Vine returns to the UK, persona non grata at MI6.   But his old mentor Cosmo Newton, former chair of the Joint Intelligence Committee, offers a lifeline.   Newton thinks he knows what Yousef's secret was - a mole in MI6.   Thus the adventure begins, spy on spy, Vine against Gabriel Wilde, his oldest friend, the other investigator when Yousef was shot, the man who took Rose, the love of Vine's life.  Wilde has been snatched in Istanbul.   A video circulates in which 'terrorists' threaten to behead him.   Is it real - or has Wilde staged the kidnap?   Is Wilde the mole?

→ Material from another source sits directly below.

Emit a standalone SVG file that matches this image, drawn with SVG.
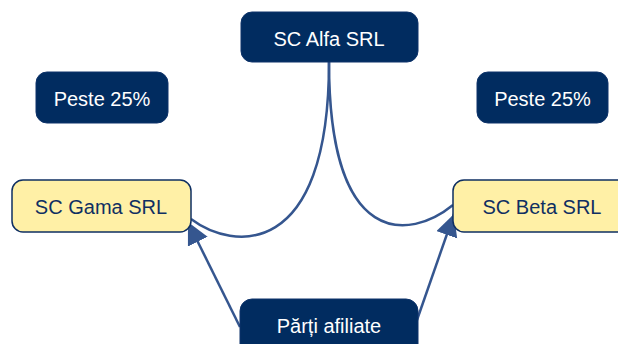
<svg xmlns="http://www.w3.org/2000/svg" width="618" height="344" viewBox="0 0 618 344">
<style>
.dark{fill:#012C60;stroke:#0E336A;stroke-width:1}
.light{fill:#FFF0A6;stroke:#0F2F62;stroke-width:1.5}
.tw{font-family:"Liberation Sans",Arial,sans-serif;font-size:20px;fill:#FFFFFF;text-anchor:middle}
.td{font-family:"Liberation Sans",Arial,sans-serif;font-size:20px;fill:#0F2F62;text-anchor:middle}
.con{fill:none;stroke:#35568F;stroke-width:2.5}
</style>
<defs>
<marker id="ah" markerUnits="userSpaceOnUse" markerWidth="26" markerHeight="26" refX="22" refY="11" orient="auto">
<path d="M0,0 L22,11 L0,22 Z" fill="#35568F"/>
</marker>
</defs>
<rect width="618" height="344" fill="#FFFFFF"/>
<g id="connectors">
<path class="con" d="M329,62 C329,262 232,250 191,219"/>
<path class="con" d="M329,62 C329,250 410,240 453,205"/>
<path class="con" d="M240,327 L188,222" marker-end="url(#ah)"/>
<path class="con" d="M417,320 L454,214" marker-end="url(#ah)"/>
</g>
<g id="alfa">
<rect class="dark" x="241" y="12" width="177" height="50" rx="11"/>
<text class="tw" x="329" y="46">SC Alfa SRL</text>
</g>
<g id="peste-left">
<rect class="dark" x="36" y="72" width="132" height="51" rx="11"/>
<text class="tw" x="102" y="106">Peste 25%</text>
</g>
<g id="peste-right">
<rect class="dark" x="477" y="72" width="131" height="51" rx="11"/>
<text class="tw" x="542.5" y="106">Peste 25%</text>
</g>
<g id="gama">
<rect class="light" x="12" y="180" width="179" height="52" rx="11"/>
<text class="td" x="101" y="214">SC Gama SRL</text>
</g>
<g id="beta">
<rect class="light" x="453" y="180" width="180" height="52" rx="11"/>
<text class="td" x="542" y="214">SC Beta SRL</text>
</g>
<g id="parti">
<rect class="dark" x="240" y="299" width="178" height="60" rx="12"/>
<text class="tw" x="329" y="333">Părți afiliate</text>
</g>
</svg>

The story is gripping enough, the characters sufficiently well drawn.   It is spy fiction in the Smiley mode - spying on spies, the enemy within - and a good example of the genre.   I enjoy the sub-genre and I enjoyed My Name is Nobody (though I hate the title).   I wonder, though, what can anyone bring to the game which Le Carre hasn't already done to the point of death.   Nothing much, I fancy.   In this instance I admit I didn't get who 'Nobody' was but I knew more or less from the outset who the mole was.   The denouement I found slightly underdone.   The build-up to it, however, was extremely well worked.   Not a classic but a very good, very enjoyable thriller.